Begin at the line containing "Rebuild this chart" in the entries below and end at the line containing "plt.rcParams['font.family'] = ['DejaVu Sans']"; transcribe that range exactly and nothing outside it.

══ Dataset rows

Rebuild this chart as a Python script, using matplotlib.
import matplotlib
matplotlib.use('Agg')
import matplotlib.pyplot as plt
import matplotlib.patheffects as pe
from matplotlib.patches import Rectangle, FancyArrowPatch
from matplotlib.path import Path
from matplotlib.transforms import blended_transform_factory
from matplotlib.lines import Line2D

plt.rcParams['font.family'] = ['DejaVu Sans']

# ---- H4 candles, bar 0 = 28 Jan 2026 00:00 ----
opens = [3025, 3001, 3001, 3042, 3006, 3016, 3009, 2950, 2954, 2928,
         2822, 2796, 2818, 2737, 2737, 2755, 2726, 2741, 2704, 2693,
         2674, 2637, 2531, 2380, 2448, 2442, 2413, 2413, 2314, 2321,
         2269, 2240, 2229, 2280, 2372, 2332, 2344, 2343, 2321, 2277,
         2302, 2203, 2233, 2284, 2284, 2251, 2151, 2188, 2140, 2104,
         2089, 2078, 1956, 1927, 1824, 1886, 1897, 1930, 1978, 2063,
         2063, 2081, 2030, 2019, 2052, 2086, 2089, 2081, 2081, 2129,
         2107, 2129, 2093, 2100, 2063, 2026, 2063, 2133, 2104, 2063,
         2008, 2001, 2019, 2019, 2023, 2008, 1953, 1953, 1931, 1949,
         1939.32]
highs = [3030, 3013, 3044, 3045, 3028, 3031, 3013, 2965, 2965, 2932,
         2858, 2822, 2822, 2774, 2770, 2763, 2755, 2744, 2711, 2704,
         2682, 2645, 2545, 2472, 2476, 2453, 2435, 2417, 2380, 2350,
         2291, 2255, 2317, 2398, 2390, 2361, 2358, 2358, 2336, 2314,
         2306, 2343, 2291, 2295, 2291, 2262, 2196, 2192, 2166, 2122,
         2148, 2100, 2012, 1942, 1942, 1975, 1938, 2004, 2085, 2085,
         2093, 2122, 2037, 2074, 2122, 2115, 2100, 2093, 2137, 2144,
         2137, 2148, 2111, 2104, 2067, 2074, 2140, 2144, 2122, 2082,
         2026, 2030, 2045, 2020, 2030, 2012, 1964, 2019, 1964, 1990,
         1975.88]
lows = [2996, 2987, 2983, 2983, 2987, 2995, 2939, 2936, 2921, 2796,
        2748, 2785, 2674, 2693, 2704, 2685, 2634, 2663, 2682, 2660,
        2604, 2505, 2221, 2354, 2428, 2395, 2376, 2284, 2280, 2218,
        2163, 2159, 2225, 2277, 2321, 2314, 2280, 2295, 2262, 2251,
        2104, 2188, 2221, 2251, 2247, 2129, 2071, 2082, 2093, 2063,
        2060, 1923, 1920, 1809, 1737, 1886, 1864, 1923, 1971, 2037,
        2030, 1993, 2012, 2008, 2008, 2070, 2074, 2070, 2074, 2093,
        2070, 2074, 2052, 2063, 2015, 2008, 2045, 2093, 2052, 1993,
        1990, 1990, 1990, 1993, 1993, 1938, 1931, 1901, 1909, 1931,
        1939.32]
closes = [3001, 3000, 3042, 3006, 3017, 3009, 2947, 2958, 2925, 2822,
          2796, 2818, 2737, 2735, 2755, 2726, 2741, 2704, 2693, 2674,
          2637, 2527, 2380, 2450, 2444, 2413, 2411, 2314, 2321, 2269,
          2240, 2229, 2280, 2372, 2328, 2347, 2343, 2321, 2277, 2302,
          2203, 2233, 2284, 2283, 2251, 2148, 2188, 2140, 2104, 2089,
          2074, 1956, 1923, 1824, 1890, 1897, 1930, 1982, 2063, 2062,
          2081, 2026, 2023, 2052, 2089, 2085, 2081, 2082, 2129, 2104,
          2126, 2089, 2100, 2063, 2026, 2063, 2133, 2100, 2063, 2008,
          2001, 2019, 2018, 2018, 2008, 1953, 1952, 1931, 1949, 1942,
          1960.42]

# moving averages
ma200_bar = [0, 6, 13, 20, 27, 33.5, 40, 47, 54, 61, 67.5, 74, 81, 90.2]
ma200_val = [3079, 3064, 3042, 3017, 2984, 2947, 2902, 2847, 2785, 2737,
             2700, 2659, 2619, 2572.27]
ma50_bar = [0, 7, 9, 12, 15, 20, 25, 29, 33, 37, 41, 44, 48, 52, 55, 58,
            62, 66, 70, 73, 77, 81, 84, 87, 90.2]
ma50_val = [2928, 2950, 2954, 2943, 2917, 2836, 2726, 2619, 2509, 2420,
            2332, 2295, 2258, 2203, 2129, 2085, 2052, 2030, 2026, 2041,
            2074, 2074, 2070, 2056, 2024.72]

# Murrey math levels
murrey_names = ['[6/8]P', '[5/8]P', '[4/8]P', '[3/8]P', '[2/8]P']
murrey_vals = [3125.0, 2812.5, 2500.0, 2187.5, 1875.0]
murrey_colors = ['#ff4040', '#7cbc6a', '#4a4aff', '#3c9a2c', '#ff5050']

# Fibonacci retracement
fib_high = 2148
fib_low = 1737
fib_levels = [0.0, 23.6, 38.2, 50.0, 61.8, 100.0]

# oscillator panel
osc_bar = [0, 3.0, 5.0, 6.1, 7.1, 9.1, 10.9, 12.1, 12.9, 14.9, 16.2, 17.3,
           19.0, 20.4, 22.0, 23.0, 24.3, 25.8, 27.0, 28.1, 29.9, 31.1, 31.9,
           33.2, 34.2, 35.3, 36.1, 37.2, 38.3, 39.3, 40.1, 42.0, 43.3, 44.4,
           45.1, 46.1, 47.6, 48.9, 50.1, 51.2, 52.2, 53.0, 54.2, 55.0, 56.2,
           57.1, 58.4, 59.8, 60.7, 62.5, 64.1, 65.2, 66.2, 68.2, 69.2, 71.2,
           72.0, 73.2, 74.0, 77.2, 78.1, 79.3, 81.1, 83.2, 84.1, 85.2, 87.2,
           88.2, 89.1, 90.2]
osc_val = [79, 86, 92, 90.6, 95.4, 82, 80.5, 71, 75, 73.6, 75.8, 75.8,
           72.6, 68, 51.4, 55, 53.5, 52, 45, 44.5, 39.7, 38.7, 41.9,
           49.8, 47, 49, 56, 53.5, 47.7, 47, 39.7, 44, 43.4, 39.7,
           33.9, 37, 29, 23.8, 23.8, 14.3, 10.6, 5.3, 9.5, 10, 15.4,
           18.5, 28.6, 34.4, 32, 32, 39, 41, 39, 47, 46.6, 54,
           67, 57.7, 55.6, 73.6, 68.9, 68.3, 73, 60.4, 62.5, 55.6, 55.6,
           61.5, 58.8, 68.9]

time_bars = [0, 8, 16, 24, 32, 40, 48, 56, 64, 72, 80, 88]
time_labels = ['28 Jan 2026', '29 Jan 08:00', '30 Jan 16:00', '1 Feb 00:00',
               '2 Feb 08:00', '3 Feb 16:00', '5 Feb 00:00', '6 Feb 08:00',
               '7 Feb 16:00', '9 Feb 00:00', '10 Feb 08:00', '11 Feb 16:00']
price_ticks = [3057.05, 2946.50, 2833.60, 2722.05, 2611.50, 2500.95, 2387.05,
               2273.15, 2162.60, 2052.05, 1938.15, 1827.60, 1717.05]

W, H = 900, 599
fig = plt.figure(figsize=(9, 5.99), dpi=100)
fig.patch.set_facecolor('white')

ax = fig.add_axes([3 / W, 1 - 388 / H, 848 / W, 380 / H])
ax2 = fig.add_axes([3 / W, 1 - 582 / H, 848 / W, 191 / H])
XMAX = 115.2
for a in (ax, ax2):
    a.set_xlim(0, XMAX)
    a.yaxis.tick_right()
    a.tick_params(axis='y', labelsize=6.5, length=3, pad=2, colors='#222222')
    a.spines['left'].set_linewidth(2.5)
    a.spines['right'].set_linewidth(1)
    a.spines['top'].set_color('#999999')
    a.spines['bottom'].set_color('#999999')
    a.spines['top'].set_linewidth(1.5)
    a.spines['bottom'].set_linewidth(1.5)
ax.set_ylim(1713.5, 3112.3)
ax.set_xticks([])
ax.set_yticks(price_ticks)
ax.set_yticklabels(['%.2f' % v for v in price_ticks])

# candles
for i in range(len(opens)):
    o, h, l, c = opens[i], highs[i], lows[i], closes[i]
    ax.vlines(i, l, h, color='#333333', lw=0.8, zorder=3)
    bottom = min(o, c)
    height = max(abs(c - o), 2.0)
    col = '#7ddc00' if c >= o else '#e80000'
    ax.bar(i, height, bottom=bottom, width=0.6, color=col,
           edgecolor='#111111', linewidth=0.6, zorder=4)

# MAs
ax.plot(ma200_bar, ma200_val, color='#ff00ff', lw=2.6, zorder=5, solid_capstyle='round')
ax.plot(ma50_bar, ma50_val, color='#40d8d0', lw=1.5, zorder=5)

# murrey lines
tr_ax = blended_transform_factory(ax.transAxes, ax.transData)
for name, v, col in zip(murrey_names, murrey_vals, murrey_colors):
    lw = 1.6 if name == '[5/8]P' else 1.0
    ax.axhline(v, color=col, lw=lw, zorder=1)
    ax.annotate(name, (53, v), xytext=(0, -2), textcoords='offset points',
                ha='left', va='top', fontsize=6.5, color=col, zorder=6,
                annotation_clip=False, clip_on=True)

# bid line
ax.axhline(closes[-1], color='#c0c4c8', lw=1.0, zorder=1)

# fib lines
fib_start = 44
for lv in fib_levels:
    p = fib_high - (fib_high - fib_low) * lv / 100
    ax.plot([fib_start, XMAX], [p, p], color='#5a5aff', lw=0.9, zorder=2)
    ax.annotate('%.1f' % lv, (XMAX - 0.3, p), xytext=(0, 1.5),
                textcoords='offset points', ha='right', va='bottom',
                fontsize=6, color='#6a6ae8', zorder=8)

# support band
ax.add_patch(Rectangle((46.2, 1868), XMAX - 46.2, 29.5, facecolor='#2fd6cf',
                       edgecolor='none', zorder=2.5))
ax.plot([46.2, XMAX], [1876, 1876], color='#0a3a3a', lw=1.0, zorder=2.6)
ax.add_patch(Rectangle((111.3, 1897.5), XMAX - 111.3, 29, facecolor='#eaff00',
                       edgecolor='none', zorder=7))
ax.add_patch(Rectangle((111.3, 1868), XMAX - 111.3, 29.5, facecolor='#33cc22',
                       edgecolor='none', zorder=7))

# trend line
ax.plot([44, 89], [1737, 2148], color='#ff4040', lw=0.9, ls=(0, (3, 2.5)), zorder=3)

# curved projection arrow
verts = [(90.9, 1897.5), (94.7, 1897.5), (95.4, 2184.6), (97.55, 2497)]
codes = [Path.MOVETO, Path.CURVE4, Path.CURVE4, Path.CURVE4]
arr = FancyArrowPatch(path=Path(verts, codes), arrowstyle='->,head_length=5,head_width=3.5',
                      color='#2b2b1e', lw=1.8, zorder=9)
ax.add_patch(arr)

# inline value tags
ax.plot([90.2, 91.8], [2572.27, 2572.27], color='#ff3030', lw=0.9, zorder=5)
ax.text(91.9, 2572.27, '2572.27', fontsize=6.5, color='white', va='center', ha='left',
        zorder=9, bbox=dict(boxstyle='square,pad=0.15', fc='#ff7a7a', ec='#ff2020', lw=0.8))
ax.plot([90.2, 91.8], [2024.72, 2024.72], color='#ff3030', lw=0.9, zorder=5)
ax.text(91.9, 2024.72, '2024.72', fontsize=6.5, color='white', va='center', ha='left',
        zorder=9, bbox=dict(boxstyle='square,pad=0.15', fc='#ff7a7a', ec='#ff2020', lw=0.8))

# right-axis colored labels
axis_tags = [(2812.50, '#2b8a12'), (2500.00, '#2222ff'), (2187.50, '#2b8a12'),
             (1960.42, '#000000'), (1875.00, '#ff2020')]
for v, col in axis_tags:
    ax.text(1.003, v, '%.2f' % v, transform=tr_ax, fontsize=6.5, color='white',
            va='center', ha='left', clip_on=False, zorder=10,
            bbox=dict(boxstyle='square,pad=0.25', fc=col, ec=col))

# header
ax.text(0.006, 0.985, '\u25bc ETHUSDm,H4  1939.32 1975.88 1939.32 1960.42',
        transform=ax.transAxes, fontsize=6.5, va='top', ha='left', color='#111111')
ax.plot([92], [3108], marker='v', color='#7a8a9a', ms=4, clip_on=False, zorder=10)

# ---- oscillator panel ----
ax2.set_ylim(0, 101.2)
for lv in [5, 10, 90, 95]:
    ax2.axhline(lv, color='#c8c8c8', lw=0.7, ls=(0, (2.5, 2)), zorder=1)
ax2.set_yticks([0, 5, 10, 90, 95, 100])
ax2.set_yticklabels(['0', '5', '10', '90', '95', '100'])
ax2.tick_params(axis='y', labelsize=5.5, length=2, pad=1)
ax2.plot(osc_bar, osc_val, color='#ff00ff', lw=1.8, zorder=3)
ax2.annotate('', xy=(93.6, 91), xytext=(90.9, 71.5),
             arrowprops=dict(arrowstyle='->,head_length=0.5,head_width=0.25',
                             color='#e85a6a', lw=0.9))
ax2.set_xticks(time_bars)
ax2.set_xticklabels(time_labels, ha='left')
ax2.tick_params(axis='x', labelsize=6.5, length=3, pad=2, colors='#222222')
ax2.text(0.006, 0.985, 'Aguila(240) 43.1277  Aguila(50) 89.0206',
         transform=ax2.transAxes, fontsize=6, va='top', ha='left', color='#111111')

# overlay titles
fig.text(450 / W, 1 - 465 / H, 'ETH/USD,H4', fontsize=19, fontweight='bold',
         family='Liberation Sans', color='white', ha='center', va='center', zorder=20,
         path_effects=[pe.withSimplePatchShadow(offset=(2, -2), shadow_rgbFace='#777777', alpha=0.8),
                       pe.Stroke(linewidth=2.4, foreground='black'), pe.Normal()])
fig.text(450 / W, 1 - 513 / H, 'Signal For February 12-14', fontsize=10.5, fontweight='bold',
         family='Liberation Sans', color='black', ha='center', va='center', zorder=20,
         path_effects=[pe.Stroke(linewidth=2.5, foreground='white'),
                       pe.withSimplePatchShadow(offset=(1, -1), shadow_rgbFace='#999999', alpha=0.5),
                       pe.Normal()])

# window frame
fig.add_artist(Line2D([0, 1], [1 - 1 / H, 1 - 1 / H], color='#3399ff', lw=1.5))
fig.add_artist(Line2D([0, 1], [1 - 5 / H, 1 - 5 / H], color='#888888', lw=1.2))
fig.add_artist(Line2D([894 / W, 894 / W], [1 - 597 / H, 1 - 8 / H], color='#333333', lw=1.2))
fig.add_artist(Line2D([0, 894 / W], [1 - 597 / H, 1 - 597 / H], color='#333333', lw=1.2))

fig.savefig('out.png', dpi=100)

════
══ Dataset rows

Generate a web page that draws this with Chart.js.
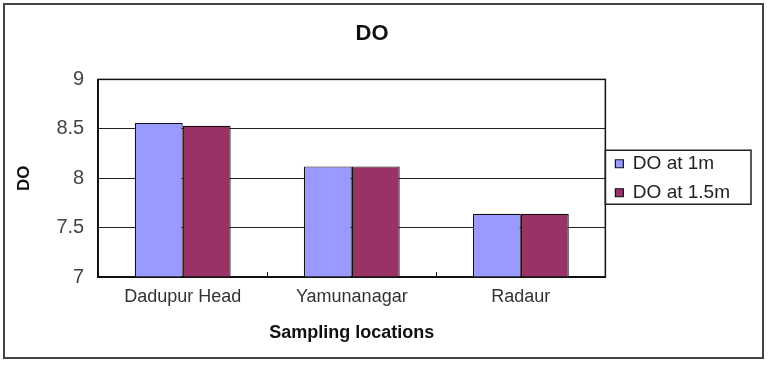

════
══ Dataset rows

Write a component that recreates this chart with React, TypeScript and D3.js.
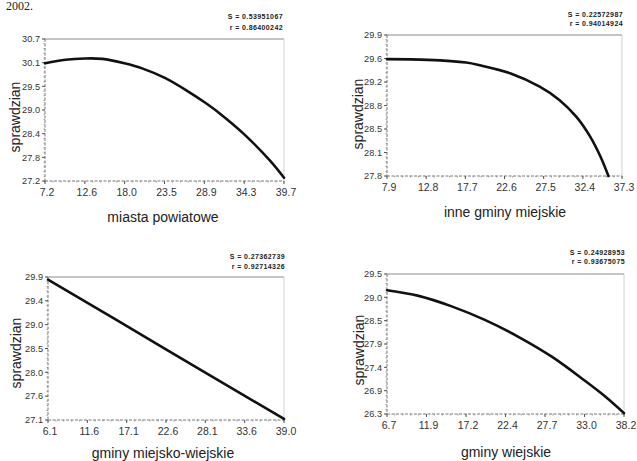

════

[Answer]:
Rebuild this chart as a Python script, using matplotlib.
import matplotlib
matplotlib.use('Agg')
import matplotlib.pyplot as plt
import matplotlib.patheffects as pe
from matplotlib.patches import Rectangle, FancyArrowPatch
from matplotlib.path import Path
from matplotlib.transforms import blended_transform_factory
from matplotlib.lines import Line2D

plt.rcParams['font.family'] = ['DejaVu Sans']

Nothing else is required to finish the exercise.